Nuclei, with over 21,000 GitHub stars and 2.1 million downloads, is widely deployed for detecting vulnerabilities across digital assets. The discovered bypass vulnerability stems from inconsistencies between how Nuclei's signature verification process and YAML parser handle template content.

The Technical Details

The vulnerability arises from three key weaknesses in Nuclei's implementation:

  1. Parser Inconsistencies - Different handling of line breaks between Go's regex-based signature verification and the YAML parser
  2. First-Signature Trust - Only the first signature line is validated while additional ones are ignored
  3. Inconsistent Signature Removal - All signature lines are removed from hashed content but only the first is verified

An attacker could exploit these issues by crafting malicious templates with manipulated signature lines and carefully placed line breaks to bypass verification while still executing harmful code.

Real-World Impact

Organizations running untrusted or community-contributed Nuclei templates without proper isolation are at risk.

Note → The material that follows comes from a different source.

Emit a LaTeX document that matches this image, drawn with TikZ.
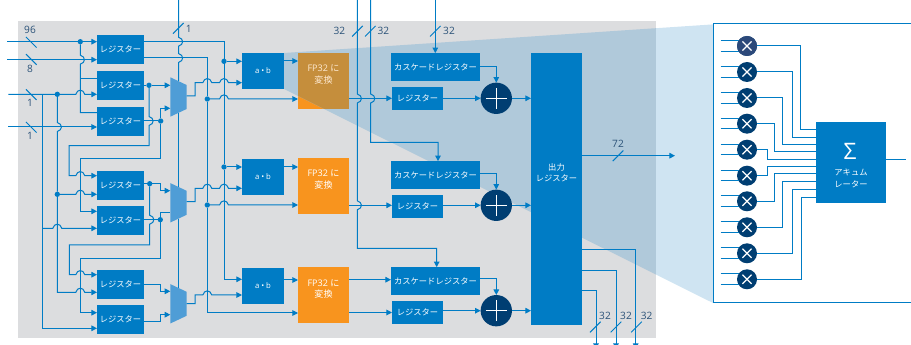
\documentclass[tikz,border=0pt]{standalone}
\usepackage{fontspec}
\setmainfont{Open Sans}
\newfontfamily\jpf{Noto Sans CJK JP}
\usetikzlibrary{positioning}
\usetikzlibrary{calc}
\usetikzlibrary{arrows.meta}
\definecolor{boxblue}{RGB}{0,124,197}
\definecolor{muxblue}{RGB}{79,157,214}
\definecolor{navy}{RGB}{0,62,114}
\definecolor{slatenavy}{RGB}{44,73,122}
\definecolor{orange}{RGB}{248,148,30}
\definecolor{tintorange}{RGB}{197,142,60}
\definecolor{panel}{RGB}{220,221,223}
\definecolor{tintpanel}{RGB}{176,201,218}
\definecolor{tintwhite}{RGB}{207,228,242}
\definecolor{buslabel}{RGB}{43,82,120}
% wire jumps: line over a crossing wire
\newcommand{\hoph}[2]{-- (#1-4.5,#2) .. controls (#1-3,#2-5.5) and (#1+3,#2-5.5) .. (#1+4.5,#2)}
\newcommand{\hopv}[2]{-- (#1,#2-4.5) .. controls (#1+5.5,#2-3) and (#1+5.5,#2+3) .. (#1,#2+4.5)}
% bus width marks
\newcommand{\markback}[2]{\draw[wire] (#1-5.3,#2-5.3) -- (#1+5.3,#2+5.3);}
\newcommand{\markfwd}[2]{\draw[wire] (#1-5.3,#2+5.3) -- (#1+5.3,#2-5.3);}

\begin{document}
\begin{tikzpicture}[x=0.75pt, y=-0.75pt,
    blk/.style={rectangle, fill=boxblue, text=white, inner sep=0pt, outer sep=0pt, align=center, font=\fontsize{6.2}{7.6}\selectfont},
    regbox/.style={blk, minimum width=35.25pt, minimum height=21.75pt},
    abbox/.style={blk, minimum width=31.5pt, minimum height=27pt, font=\fontsize{5.8}{7.6}\selectfont},
    fpbox/.style={rectangle, fill=orange, inner sep=0pt, outer sep=0pt, minimum width=38.25pt, minimum height=41.8pt},
    fptext/.style={text=white, inner sep=0pt, align=center, font=\fontsize{6.8}{8.8}\selectfont},
    casbox/.style={blk, minimum width=66.75pt, minimum height=20.8pt},
    smallbox/.style={blk, minimum width=38.25pt, minimum height=17.25pt},
    muxnode/.style={rectangle, inner sep=0pt, outer sep=0pt, minimum width=12.3pt, minimum height=29.55pt},
    addnode/.style={circle, fill=navy, inner sep=0pt, outer sep=0pt, minimum size=23.5pt, path picture={
        \draw[white, line width=0.8pt] (path picture bounding box.center) +(-7.9pt,0pt) -- +(7.9pt,0pt);
        \draw[white, line width=0.8pt] (path picture bounding box.center) +(0pt,-7.9pt) -- +(0pt,7.9pt);}},
    mulnode/.style={circle, fill=navy, inner sep=0pt, outer sep=0pt, minimum size=15pt, path picture={
        \draw[white, line width=0.9pt] (path picture bounding box.center) +(-3.4pt,-3.4pt) -- +(3.4pt,3.4pt);
        \draw[white, line width=0.9pt] (path picture bounding box.center) +(-3.4pt,3.4pt) -- +(3.4pt,-3.4pt);}},
    dot/.style={circle, fill=boxblue, inner sep=0pt, outer sep=0pt, minimum size=4pt},
    wire/.style={draw=boxblue, line width=0.75pt},
    arr/.style={wire, -{Triangle[length=4.2pt,width=4.2pt]}},
    bus/.style={text=buslabel, inner sep=0pt, font=\fontsize{7.6}{9}\selectfont}]
    \path[use as bounding box, clip] (0,0) rectangle (911,345);

    % panel, zoom wedge
    \fill[tintwhite] (284,53) -- (713,24.4) -- (713,303) -- (284,89) -- cycle;
    \fill[panel] (18,21) rectangle (656,338);
    \foreach \i/\y in {1/81,2/186,3/295}
        \node[fpbox] (fp\i) at (323.5,\y) {};
    \begin{scope}
        \clip (284,53) -- (713,24.4) -- (713,303) -- (284,89) -- cycle;
        \fill[tintpanel] (18,21) rectangle (656,338);
        \fill[tintorange] (fp1.north west) rectangle (fp1.south east);
    \end{scope}
    \node[fptext, text=white!80!orange] (fp1txt) at (323.5,74.5) {FP32 {\jpf に}\\{\jpf 変換}};
    \node[fptext] (fp2txt) at (323.5,179.5) {FP32 {\jpf に}\\{\jpf 変換}};
    \node[fptext] (fp3txt) at (323.5,289) {FP32 {\jpf に}\\{\jpf 変換}};

    % blocks
    \foreach \i/\y in {1/49.5,2/85.5,3/121.5,4/185.5,5/220.5,6/284.5,7/319.5}
        \node[regbox] (reg\i) at (120.5,\y) {\jpf レジスター};
    \foreach \i/\y in {1/97,2/202.8,3/303.8}{
        \node[muxnode] (mux\i) at (178.5,\y) {};
        \fill[muxblue] (mux\i.north west) -- ([yshift=-5.8pt]mux\i.north east) -- ([yshift=5.8pt]mux\i.south east) -- (mux\i.south west) -- cycle;
    }
    \foreach \i/\y in {1/71,2/177,3/286}
        \node[abbox] (ab\i) at (263,\y) {a • b};
    \foreach \i/\y in {1/67,2/175,3/281}
        \node[casbox] (cas\i) at (435.5,\y) {\jpf カスケードレジスター};
    \foreach \i/\y in {1/98.5,2/206.5,3/312.5}
        \node[smallbox] (sm\i) at (417.5,\y) {\jpf レジスター};
    \foreach \i/\y in {1/98.3,2/205.3,3/310.7}
        \node[addnode] (add\i) at (496.3,\y) {};
    \node[blk, minimum width=38.25pt, minimum height=204pt] (out) at (556.5,189) {};
    \node[text=white, inner sep=0pt, align=center, font=\jpf\fontsize{6.2}{8.6}\selectfont] (outtxt) at (556.5,172.5) {出力\\レジスター};

    % junctions
    \node[dot] (d1) at (80.3,41.7) {};
    \node[dot] (d2) at (57.3,94.3) {};
    \node[dot] (d3) at (57.3,194.3) {};
    \node[dot] (d4) at (149,85.3) {};
    \node[dot] (d5) at (160.7,121) {};
    \node[dot] (d6) at (149.7,183.7) {};
    \node[dot] (d7) at (160.3,219.7) {};
    \node[dot] (d8) at (224,61.3) {};
    \node[dot] (d9) at (224,167) {};
    \node[dot] (d10) at (207.3,99) {};
    \node[dot] (d11) at (207.3,205) {};
    \coordinate (in96) at (7.3,41.7);
    \coordinate (in8) at (7.3,59.7);
    \coordinate (in1a) at (8.3,94.3);
    \coordinate (in1b) at (8,127);
    \coordinate (j1) at (80.3,78.3);
    \coordinate (j2) at (42.7,94.3);
    \coordinate (j3) at (42.7,228.3);
    \coordinate (sel) at (178.5,0);
    \coordinate (bus1) at (357.3,0);
    \coordinate (bus2) at (370.7,0);
    \coordinate (bus3) at (435.3,0);

    % inputs
    \draw[arr] (in96) -- (reg1.west |- in96);
    \draw[arr] (in8) -- (reg1.west |- in8);
    \draw[arr] (in1a) \hoph{80.3}{94.3} -- (reg2.west |- in1a);
    \draw[arr] (in1b) -- (reg3.west |- in1b);
    \draw[wire] (d1) \hopv{80.3}{59.7} -- (80.3,112.7) -- (reg3.west |- 0,112.7);
    \draw[wire] (j1) -- (reg2.west |- j1);
    \draw[wire] (d2) \hopv{57.3}{127} -- (d3);
    \draw[arr] (d3) -- (57.3,292.3) \hoph{80.3}{292.3} -- (reg6.west |- 0,292.3);
    \draw[arr] (d3) \hoph{80.3}{194.3} -- (reg4.west |- d3);
    \draw[arr] (j2) -- (42.7,328.3) -- (reg7.west |- 0,328.3);
    \draw[arr] (j3) \hoph{57.3}{228.3} -- (reg5.west |- j3);

    % register outputs and feedback
    \draw[wire] (reg2.east |- d4) -- (d4);
    \draw[arr] (d4) -- (mux1.west |- d4);
    \draw[wire] (reg3.east |- d5) -- (d5);
    \draw[arr] (d5) -- (160.7,108.3) -- (mux1.west |- 0,108.3);
    \draw[arr] (d4) \hopv{149}{121} -- (149,145.7) -- (69,145.7) -- (69,175.7) \hoph{80.3}{175.7} -- (reg4.west |- 0,175.7);
    \draw[arr] (d5) -- (160.7,158.7) -- (80.3,158.7) -- (80.3,211.3) -- (reg5.west |- 0,211.3);
    \draw[wire] (reg4.east |- d6) -- (d6);
    \draw[arr] (d6) -- (160.3,183.7) -- (160.3,190.7) -- (mux2.west |- 0,190.7);
    \draw[wire] (reg5.east |- d7) -- (d7);
    \draw[wire] (d7) -- (160.3,213) -- (mux2.west |- 0,213);
    \draw[arr] (d6) \hopv{149.7}{219.7} -- (149.7,245) -- (69.3,245) -- (69.3,274.7) \hoph{80.3}{274.7} -- (reg6.west |- 0,274.7);
    \draw[arr] (d7) -- (160.3,258.7) -- (80.3,258.7) -- (80.3,312.7) -- (reg7.west |- 0,312.7);
    \draw[arr] (reg6.east |- 0,284.3) -- (160.7,284.3) -- (160.7,291.3) -- (mux3.west |- 0,291.3);
    \draw[arr] (reg7.east |- 0,321.3) -- (160.7,321.3) -- (160.7,314.7) -- (mux3.west |- 0,314.7);
    \draw[wire] (sel) \hopv{178.5}{41.7} \hopv{178.5}{58} -- ([yshift=-2.9pt]mux1.north);
    \draw[wire] ([yshift=2.9pt]mux1.south) -- ([yshift=-2.9pt]mux2.north);
    \draw[wire] ([yshift=2.9pt]mux2.south) -- ([yshift=-2.9pt]mux3.north);

    % to a*b and FP32
    \draw[wire] (reg1.east |- d1) -- (224,41.7) -- (d9);
    \draw[arr] (d8) -- (ab1.west |- d8);
    \draw[arr] (d9) -- (ab2.west |- d9);
    \draw[arr] (d9) -- (224,279.3) -- (ab3.west |- 0,279.3);
    \draw[wire] (reg1.east |- 0,58) -- (207.3,58) -- (d10);
    \draw[arr] (d10) -- (d11) -- (207.3,313) -- (fp3.west |- 0,313);
    \draw[arr] (d10) \hoph{224}{99} -- (fp1.west |- d10);
    \draw[arr] (d11) \hoph{224}{205} -- (fp2.west |- d11);
    \draw[arr] (mux1.east |- 0,96) -- (195,96) -- (195,82.7) \hoph{207.3}{82.7} \hoph{224}{82.7} -- (ab1.west |- 0,82.7);
    \draw[arr] (mux2.east |- 0,201.7) -- (195,201.7) -- (195,188.3) \hoph{207.3}{188.3} \hoph{224}{188.3} -- (ab2.west |- 0,188.3);
    \draw[arr] (mux3.east |- 0,303.7) -- (195,303.7) -- (195,295) \hoph{207.3}{295} -- (ab3.west |- 0,295);
    \draw[arr] (ab1.east |- 0,61) -- (fp1.west |- 0,61);
    \draw[arr] (ab2.east |- 0,167) -- (fp2.west |- 0,167);
    \draw[arr] (ab3.east |- 0,280) -- (fp3.west |- 0,280);

    % adder stages
    \draw[arr] (fp1.east |- add1) -- (sm1.west |- add1);
    \draw[arr] (sm1.east |- add1) -- (add1.west);
    \draw[arr] (add1.east) -- (out.west |- add1);
    \draw[arr] (cas1.east) -| (add1.north);
    \draw[arr] (fp2.east |- add2) -- (sm2.west |- add2);
    \draw[arr] (sm2.east |- add2) -- (add2.west);
    \draw[arr] (add2.east) -- (out.west |- add2);
    \draw[arr] (cas2.east |- 0,174) -| (add2.north);
    \draw[arr] (fp3.east |- 0,279.7) -- (cas3.west |- 0,279.7);
    \draw[arr] (fp3.east |- sm3) -- (sm3.west);
    \draw[arr] (sm3.east |- add3) -- (add3.west);
    \draw[arr] (add3.east) -- (out.west |- add3);
    \draw[arr] (cas3.east |- 0,279) -| (add3.north);
    \draw[arr] (bus3) -- (bus3 |- cas1.north);
    \draw[arr] (bus2) \hopv{370.7}{98.5} -- (370.7,142.3) -- (438,142.3) -- (438,0 |- cas2.north);
    \draw[arr] (bus1) \hopv{357.3}{98.5} \hopv{357.3}{205.3} -- (357.3,248.3) -- (436.7,248.3) -- (436.7,0 |- cas3.north);

    % outputs
    \coordinate (outa) at (635.7,349);
    \coordinate (outb) at (616,349);
    \coordinate (outc) at (596,349);
    \coordinate (outd) at (675,155.7);
    \draw[arr] (out.east |- 0,249.3) -| (outa);
    \draw[arr] (out.east |- 0,271) -| (outb);
    \draw[arr] (out.east |- 0,290.3) -| (outc);
    \draw[arr] (out.east |- outd) -- (outd);

    % bus marks
    \markback{31.3}{42.3}
    \markback{31.3}{59.5}
    \markback{31.3}{94.6}
    \markback{31.3}{127.3}
    \markfwd{178.3}{28.3}
    \markfwd{357.5}{31.2}
    \markfwd{370.3}{31.2}
    \markfwd{435.3}{31.2}
    \markfwd{595.3}{327}
    \markfwd{616}{327}
    \markfwd{636.5}{327}
    \markfwd{618}{155.8}
    \node[bus] (w96) at (30,30) {96};
    \node[bus] (w8) at (30,69.3) {8};
    \node[bus] (w1a) at (30,103) {1};
    \node[bus] (w1b) at (30,135.7) {1};
    \node[bus] (w1c) at (188.7,28.7) {1};
    \node[bus] (w32a) at (339.3,31) {32};
    \node[bus] (w32b) at (383.3,31) {32};
    \node[bus] (w32c) at (449,31) {32};
    \node[bus] (w32d) at (605,316.3) {32};
    \node[bus] (w32e) at (626,316.3) {32};
    \node[bus] (w32f) at (646.7,316.3) {32};
    \node[bus] (w72) at (618,144.3) {72};

    % accumulator detail
    \coordinate (fa) at (911,23.5);
    \coordinate (fb) at (713,23.5);
    \coordinate (fc) at (713,303);
    \coordinate (fd) at (911,303);
    \draw[wire] (fa) -- (fb) -- (fc) -- (fd);
    \node[blk, minimum width=52.5pt, minimum height=60.5pt] (sum) at (851,162.3) {};
    \node[text=white, inner sep=0pt, font=\fontsize{17}{17}\selectfont] (sigma) at (850,151) {Σ};
    \node[text=white, inner sep=0pt, align=center, font=\jpf\fontsize{6.2}{9.4}\selectfont] (sumtxt) at (851,178.5) {アキュム\\レーター};
    \foreach \i/\y/\x/\t in {1/46/800.3/129.3,2/72/792/137.3,3/98/782.7/145,4/123.7/774.7/152,5/149.7/767/159.3,6/175.7/767/166.7,7/201.3/774.7/174,8/227.3/782.7/182,9/253.3/792/189.3,10/279.3/801/197.7}{
        \node[mulnode] (mul\i) at (747,\y) {};
        \draw[wire] (mul\i.148 -| 720.7,0) -- (mul\i.148);
        \draw[wire] (mul\i.212 -| 720.7,0) -- (mul\i.212);
        \draw[wire] (mul\i.east) -| (\x,\t) -- (sum.west |- 0,\t);
    }
    \fill[slatenavy] (mul1.center) circle[radius=7.5pt];
    \draw[white, line width=0.9pt] (mul1.center) +(-3.4pt,-3.4pt) -- +(3.4pt,3.4pt);
    \draw[white, line width=0.9pt] (mul1.center) +(-3.4pt,3.4pt) -- +(3.4pt,-3.4pt);
    \coordinate (sumout) at (906,159.3);
    \draw[wire] (sum.east |- sumout) -- (sumout);
\end{tikzpicture}
\end{document}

Services allowing template uploads or modifications are particularly vulnerable. Successful exploitation could lead to:

  • Arbitrary command execution
  • Data exfiltration
  • System compromise

Recommended Actions

Users should:

  • Update to Nuclei version 3.3.2 or higher
  • Run Nuclei in isolated, sandboxed environments
  • Validate all template sources

The vulnerability was responsibly disclosed to ProjectDiscovery in August 2024. They quickly acknowledged the issue and released a patched version in September 2024.

This discovery emphasizes the need for robust verification mechanisms and defense-in-depth security approaches when dealing with template-based security tools.